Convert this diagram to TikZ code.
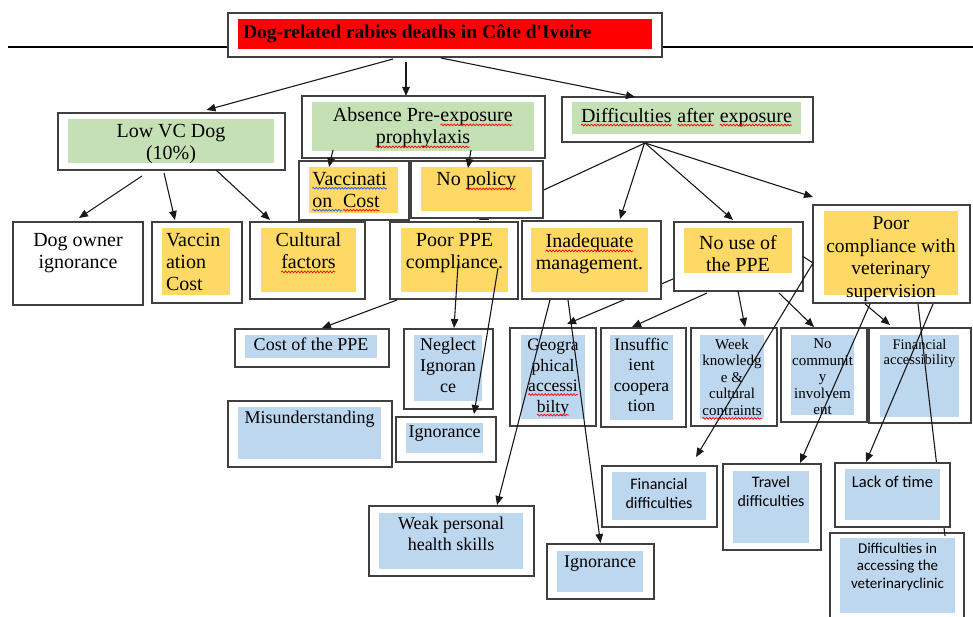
\documentclass[tikz,border=0pt]{standalone}
\usepackage{fontspec}
\setmainfont{Liberation Serif}
\newfontfamily\calibri{Carlito}
\usetikzlibrary{arrows.meta,fit,positioning,backgrounds,decorations.pathmorphing}

\definecolor{boxgray}{RGB}{64,64,64}
\definecolor{titlered}{RGB}{255,0,0}
\definecolor{causegreen}{RGB}{197,224,180}
\definecolor{causegold}{RGB}{255,217,102}
\definecolor{causeblue}{RGB}{189,215,238}
\definecolor{checkblue}{RGB}{40,90,220}

% spell-check wavy underline under one word
\newcommand\spellmark[2]{\tikz[baseline=(w.base)]{\node[anchor=base west, inner sep=0pt, outer sep=0pt, draw=none, fill=none] (w) at (0,0) {#2};
  \draw[#1, line width=0.7pt, decorate, decoration={snake, amplitude=0.9pt, segment length=3.2pt}] ([yshift=-3pt]w.base west) -- ([yshift=-3pt]w.base east);}}
\newcommand\spellred[1]{\spellmark{red}{#1}}
\newcommand\spellblue[1]{\spellmark{checkblue}{#1}}

\tikzset{
  outer/.style={draw=boxgray, line width=1.6pt, fill=white, inner sep=0pt, outer sep=0pt},
  infill/.style={fill=#1, inner sep=0pt, outer sep=0pt},
  lbl/.style={inner sep=0pt, outer sep=0pt, align=center},
  txtbig/.style={font=\fontsize{20}{22}\selectfont},
  txtmid/.style={font=\fontsize{18}{21}\selectfont},
  txtlow/.style={font=\fontsize{17.5}{20.5}\selectfont},
  txtfine/.style={font=\fontsize{15}{16.5}\selectfont},
  txttiny/.style={font=\fontsize{14.5}{15}\selectfont},
  txtsans/.style={font=\calibri\fontsize{16}{19.5}\selectfont},
  txtsanssmall/.style={font=\calibri\fontsize{15}{17.5}\selectfont},
  link/.style={draw=black!90, line width=1.1pt},
  arr/.style={link, -{Triangle[length=9pt,width=7.5pt]}},
}

\begin{document}
\begin{tikzpicture}[x=1pt,y=-1pt]
  \useasboundingbox (0,0) rectangle (973,617);
  \clip (0,0) rectangle (973,617);

  % Title and rule
  \coordinate (rulel) at (8,47);
  \coordinate (ruler) at (973,47);
  \draw[line width=1.1pt] (rulel) -- (ruler);
  \node[outer, fit={(228,13) (662,57)}] (title) {};
  \node[infill=titlered, fit={(238,19) (652,49)}] (title-in) {};
  \node[lbl, font=\bfseries\fontsize{19.5}{22}\selectfont, below right=6pt and 5pt of title-in.north west] (title-t) {Dog-related rabies deaths in Côte d\textquotesingle Ivoire};

  % Main causes
  \node[outer, fit={(58,113) (285,170)}] (lowvc) {};
  \node[infill=causegreen, fit={(68,119) (274,163)}] (lowvc-in) {};
  \node[lbl, txtbig, below=5pt of lowvc-in.north] (lowvc-t) {Low VC Dog\\(10\%)};

  \node[outer, fit={(302,96) (545,158)}] (absence) {};
  \node[infill=causegreen, fit={(312,102) (534,151)}] (absence-in) {};
  \node[lbl, txtbig, below=6pt of absence-in.north] (absence-t) {Absence Pre-\spellred{exposure}\\\spellred{prophylaxis}};

  \node[outer, fit={(562,97) (813,142)}] (afterexp) {};
  \node[infill=causegreen, fit={(572,102) (801,134)}] (afterexp-in) {};
  \node[lbl, txtbig, below=6pt of afterexp-in.north] (afterexp-t) {\spellred{Difficulties} \spellred{after} \spellred{exposure}};

  % Second level
  \node[outer, fit={(299,161) (409,220)}] (vaccost) {};
  \node[infill=causegold, fit={(309,167) (398,213)}] (vaccost-in) {};
  \node[lbl, txtbig, align=left, below right=5pt and 3pt of vaccost-in.north west] (vaccost-t) {\spellblue{Vaccinati}\\\spellblue{on\ \ }\spellred{Cost}};

  \node[outer, fit={(411,161) (543,218)}] (nopolicy) {};
  \node[infill=causegold, fit={(421,167) (532,211)}] (nopolicy-in) {};
  \node[lbl, txtbig, below=5pt of nopolicy-in.north] (nopolicy-t) {No \spellred{policy}};

  \node[outer, fit={(13,222) (143,305)}] (ownerign) {};
  \node[lbl, txtbig, below=11pt of ownerign.north] (ownerign-t) {Dog owner\\ignorance};

  \node[outer, fit={(152,222) (242,303)}] (vaccin) {};
  \node[infill=causegold, fit={(162,228) (230,295)}] (vaccin-in) {};
  \node[lbl, txtbig, align=left, below right=5pt and 4pt of vaccin-in.north west] (vaccin-t) {Vaccin\\ation\\Cost};

  \node[outer, fit={(250,222) (365,299)}] (cultural) {};
  \node[infill=causegold, fit={(261,228) (356,292)}] (cultural-in) {};
  \node[lbl, txtbig, below=5pt of cultural-in.north] (cultural-t) {Cultural\\\spellred{factors}};

  \node[outer, fit={(390,222) (518,299)}] (poorppe) {};
  \node[infill=causegold, fit={(401,228) (508,292)}] (poorppe-in) {};
  \node[lbl, txtbig, below=5pt of poorppe-in.north] (poorppe-t) {Poor PPE\\compliance.};

  \node[outer, fit={(522,221) (661,299)}] (inadequate) {};
  \node[infill=causegold, fit={(531,228) (648,292)}] (inadequate-in) {};
  \node[lbl, txtbig, below=6pt of inadequate-in.north] (inadequate-t) {\spellred{Inadequate}\\management.};

  \node[outer, fit={(674,222) (803,291)}] (nouse) {};
  \node[infill=causegold, fit={(684,228) (792,273)}] (nouse-in) {};
  \node[lbl, txtbig, below=7pt of nouse-in.north] (nouse-t) {No use of\\the PPE};

  \node[outer, fit={(813,205) (970,303)}] (poorvet) {};
  \node[infill=causegold, fit={(824,211) (958,295)}] (poorvet-in) {};
  \node[lbl, font=\fontsize{19.5}{22.5}\selectfont, below=6pt of poorvet-in.north] (poorvet-t) {Poor\\compliance with\\veterinary\\supervision};

  % Third level
  \node[outer, fit={(235,329) (389,367)}] (costppe) {};
  \node[infill=causeblue, fit={(245,335) (377,358)}] (costppe-in) {};
  \node[lbl, txtmid, below=3pt of costppe-in.north] (costppe-t) {Cost of the PPE};

  \node[outer, fit={(404,329) (493,409)}] (neglect) {};
  \node[infill=causeblue, fit={(414,335) (482,401)}] (neglect-in) {};
  \node[lbl, txtmid, below=3pt of neglect-in.north] (neglect-t) {Neglect\\Ignoran\\ce};

  \node[outer, fit={(228,401) (392,467)}] (misunder) {};
  \node[infill=causeblue, fit={(238,407) (381,459)}] (misunder-in) {};
  \node[lbl, txtmid, below=4pt of misunder-in.north] (misunder-t) {Misunderstanding};

  \node[outer, fit={(396,417) (496,462)}] (ignorppe) {};
  \node[infill=causeblue, fit={(406,423) (483,453)}] (ignorppe-in) {};
  \node[lbl, txtmid, below=3pt of ignorppe-in.north] (ignorppe-t) {Ignorance};

  \node[outer, fit={(510,328) (596,426)}] (geo) {};
  \node[infill=causeblue, fit={(521,335) (585,419)}] (geo-in) {};
  \node[lbl, txtlow, below=4pt of geo-in.north] (geo-t) {Geogra\\phical\\\spellred{accessi}\\\spellred{bilty}};

  \node[outer, fit={(601,328) (686,427)}] (insuff) {};
  \node[infill=causeblue, fit={(610,335) (673,420)}] (insuff-in) {};
  \node[lbl, txtlow, below=3pt of insuff-in.north] (insuff-t) {Insuffic\\ient\\coopera\\tion};

  \node[outer, fit={(691,328) (777,426)}] (weakknow) {};
  \node[infill=causeblue, fit={(700,335) (764,419)}] (weakknow-in) {};
  \node[lbl, txtfine, below=4pt of weakknow-in.north] (weakknow-t) {Week\\knowledg\\e \&\\cultural\\\spellred{contraints}};

  \node[outer, fit={(781,328) (867,422)}] (nocomm) {};
  \node[infill=causeblue, fit={(791,335) (854,415)}] (nocomm-in) {};
  \node[lbl, txtfine, below=4pt of nocomm-in.north] (nocomm-t) {No\\communit\\y\\involvem\\ent};

  \node[outer, fit={(869,328) (971,423)}] (finacc) {};
  \node[infill=causeblue, fit={(880,335) (959,417)}] (finacc-in) {};
  \node[lbl, txttiny, below=4pt of finacc-in.north] (finacc-t) {Financial\\accessibility};

  % Fourth level
  \node[outer, fit={(369,506) (534,576)}] (weakskills) {};
  \node[infill=causeblue, fit={(379,513) (523,569)}] (weakskills-in) {};
  \node[lbl, txtmid, below=4pt of weakskills-in.north] (weakskills-t) {Weak personal\\health skills};

  \node[outer, fit={(547,544) (654,599)}] (ignorbot) {};
  \node[infill=causeblue, fit={(557,551) (643,592)}] (ignorbot-in) {};
  \node[lbl, txtmid, below=5pt of ignorbot-in.north] (ignorbot-t) {Ignorance};

  \node[outer, fit={(602,466) (717,527)}] (findiff) {};
  \node[infill=causeblue, fit={(612,472) (706,520)}] (findiff-in) {};
  \node[lbl, txtsans, below=6pt of findiff-in.north] (findiff-t) {Financial\\difficulties};

  \node[outer, fit={(723,464) (821,550)}] (travel) {};
  \node[infill=causeblue, fit={(733,471) (809,543)}] (travel-in) {};
  \node[lbl, txtsans, below=5pt of travel-in.north] (travel-t) {Travel\\difficulties};

  \node[outer, fit={(830,533) (964,625)}] (clinic) {};
  \node[infill=causeblue, fit={(840,538) (955,613)}] (clinic-in) {};
  \node[lbl, txtsanssmall, below=5pt of clinic-in.north] (clinic-t) {Difficulties in\\accessing the\\veterinaryclinic};

  % Arrows
  \draw[arr] ([xshift=-52pt,yshift=-2pt]title.south) -- ([xshift=35pt,yshift=3pt]lowvc.north);
  \draw[arr] ([xshift=-39pt,yshift=-5pt]title.south) -- ([xshift=-17.5pt]absence.north);
  \draw[arr] ([xshift=-4pt,yshift=-1pt]title.south) -- ([xshift=-52.5pt]afterexp.north);

  \draw[arr] ([xshift=-29.5pt,yshift=-6pt]lowvc.south) -- ([xshift=1pt,yshift=4pt]ownerign.north);
  \draw[arr] ([xshift=-7.5pt,yshift=-3pt]lowvc.south) -- ([xshift=-22pt,yshift=2pt]vaccin.north);
  \draw[arr] ([xshift=44.5pt]lowvc.south) -- ([xshift=-37.5pt,yshift=2pt]cultural.north);

  \draw[arr] ([xshift=-90.5pt,yshift=8pt]absence.south) -- ([xshift=-25pt,yshift=-6pt]vaccost.north);
  \draw[arr] ([xshift=47.5pt,yshift=8pt]absence.south) -- ([xshift=-9pt,yshift=-7pt]nopolicy.north);

  \begin{scope}[on background layer]
    \draw[arr] ([xshift=-42.5pt,yshift=-1pt]afterexp.south) -- ([xshift=25pt,yshift=2pt]poorppe.north);
    \draw[arr] ([yshift=-22.5pt,xshift=-1pt]nouse.west) -- ([xshift=14pt,yshift=4pt]geo.north);
  \end{scope}
  \draw[arr] ([xshift=-43pt,yshift=-1pt]afterexp.south) -- ([xshift=28.5pt,yshift=2pt]inadequate.north);
  \draw[arr] ([xshift=-42.5pt,yshift=-1pt]afterexp.south) -- ([xshift=-5.5pt,yshift=2pt]nouse.north);
  \draw[arr] ([xshift=-42.5pt,yshift=-1pt]afterexp.south) -- ([yshift=8pt]poorvet.north west);

  \draw[arr] ([xshift=-57pt,yshift=-1pt]poorppe.south) -- ([xshift=10pt,yshift=1pt]costppe.north);
  \draw[arr] ([xshift=4pt,yshift=34pt]poorppe.south) -- ([xshift=5.5pt,yshift=1pt]neglect.north);
  \draw[arr] ([xshift=44pt,yshift=31pt]poorppe.south) -- ([xshift=28pt,yshift=3pt]ignorppe.north);

  \draw[arr] ([xshift=-41.5pt,yshift=-1pt]inadequate.south) -- ([xshift=45.5pt,yshift=1pt]weakskills.north);
  \draw[arr] ([xshift=-23.5pt,yshift=-1pt]inadequate.south) -- ([yshift=1pt]ignorbot.north);

  \draw[arr] ([xshift=-31.5pt,yshift=-2pt]nouse.south) -- ([xshift=-11.5pt,yshift=1pt]insuff.north);
  \draw[arr] ([xshift=-0.5pt]nouse.south) -- ([xshift=11pt,yshift=1pt]weakknow.north);
  \draw[arr] ([xshift=40.5pt,yshift=-2pt]nouse.south) -- ([xshift=-10pt,yshift=1pt]nocomm.north);
  \draw[arr] (nouse.east) -- ([yshift=-9pt]poorvet.west) -- ([xshift=36.5pt,yshift=9pt]findiff.north);

  \draw[arr] ([xshift=-26.5pt,yshift=-1pt]poorvet.south) -- ([xshift=-30pt,yshift=3pt]finacc.north);
  \draw[arr] ([xshift=-21.5pt,yshift=-1pt]poorvet.south) -- ([xshift=28pt,yshift=1pt]travel.north);
  \draw[link] ([xshift=26.5pt,yshift=-1pt]poorvet.south) -- ([xshift=48pt,yshift=-3pt]clinic.north);

  % Box drawn over the last line
  \node[outer, fit={(835,463) (950,527)}] (lacktime) {};
  \node[infill=causeblue, fit={(845,469) (940,520)}] (lacktime-in) {};
  \node[lbl, font=\calibri\fontsize{16.5}{19.5}\selectfont, below=7pt of lacktime-in.north] (lacktime-t) {Lack of time};
  \draw[arr] ([xshift=41.5pt,yshift=-1pt]poorvet.south) -- ([xshift=-26.5pt,yshift=1pt]lacktime.north);
\end{tikzpicture}
\end{document}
......
Stated task:
Restate each line from the start of the listing through the line bearing "below right=6pt and" word for word. Drop the pictures.

Task answer:
Convert this diagram to TikZ code.
\documentclass[tikz,border=0pt]{standalone}
\usepackage{fontspec}
\setmainfont{Liberation Serif}
\newfontfamily\calibri{Carlito}
\usetikzlibrary{arrows.meta,fit,positioning,backgrounds,decorations.pathmorphing}

\definecolor{boxgray}{RGB}{64,64,64}
\definecolor{titlered}{RGB}{255,0,0}
\definecolor{causegreen}{RGB}{197,224,180}
\definecolor{causegold}{RGB}{255,217,102}
\definecolor{causeblue}{RGB}{189,215,238}
\definecolor{checkblue}{RGB}{40,90,220}

% spell-check wavy underline under one word
\newcommand\spellmark[2]{\tikz[baseline=(w.base)]{\node[anchor=base west, inner sep=0pt, outer sep=0pt, draw=none, fill=none] (w) at (0,0) {#2};
  \draw[#1, line width=0.7pt, decorate, decoration={snake, amplitude=0.9pt, segment length=3.2pt}] ([yshift=-3pt]w.base west) -- ([yshift=-3pt]w.base east);}}
\newcommand\spellred[1]{\spellmark{red}{#1}}
\newcommand\spellblue[1]{\spellmark{checkblue}{#1}}

\tikzset{
  outer/.style={draw=boxgray, line width=1.6pt, fill=white, inner sep=0pt, outer sep=0pt},
  infill/.style={fill=#1, inner sep=0pt, outer sep=0pt},
  lbl/.style={inner sep=0pt, outer sep=0pt, align=center},
  txtbig/.style={font=\fontsize{20}{22}\selectfont},
  txtmid/.style={font=\fontsize{18}{21}\selectfont},
  txtlow/.style={font=\fontsize{17.5}{20.5}\selectfont},
  txtfine/.style={font=\fontsize{15}{16.5}\selectfont},
  txttiny/.style={font=\fontsize{14.5}{15}\selectfont},
  txtsans/.style={font=\calibri\fontsize{16}{19.5}\selectfont},
  txtsanssmall/.style={font=\calibri\fontsize{15}{17.5}\selectfont},
  link/.style={draw=black!90, line width=1.1pt},
  arr/.style={link, -{Triangle[length=9pt,width=7.5pt]}},
}

\begin{document}
\begin{tikzpicture}[x=1pt,y=-1pt]
  \useasboundingbox (0,0) rectangle (973,617);
  \clip (0,0) rectangle (973,617);

  % Title and rule
  \coordinate (rulel) at (8,47);
  \coordinate (ruler) at (973,47);
  \draw[line width=1.1pt] (rulel) -- (ruler);
  \node[outer, fit={(228,13) (662,57)}] (title) {};
  \node[infill=titlered, fit={(238,19) (652,49)}] (title-in) {};
  \node[lbl, font=\bfseries\fontsize{19.5}{22}\selectfont, below right=6pt and 5pt of title-in.north west] (title-t) {Dog-related rabies deaths in Côte d\textquotesingle Ivoire};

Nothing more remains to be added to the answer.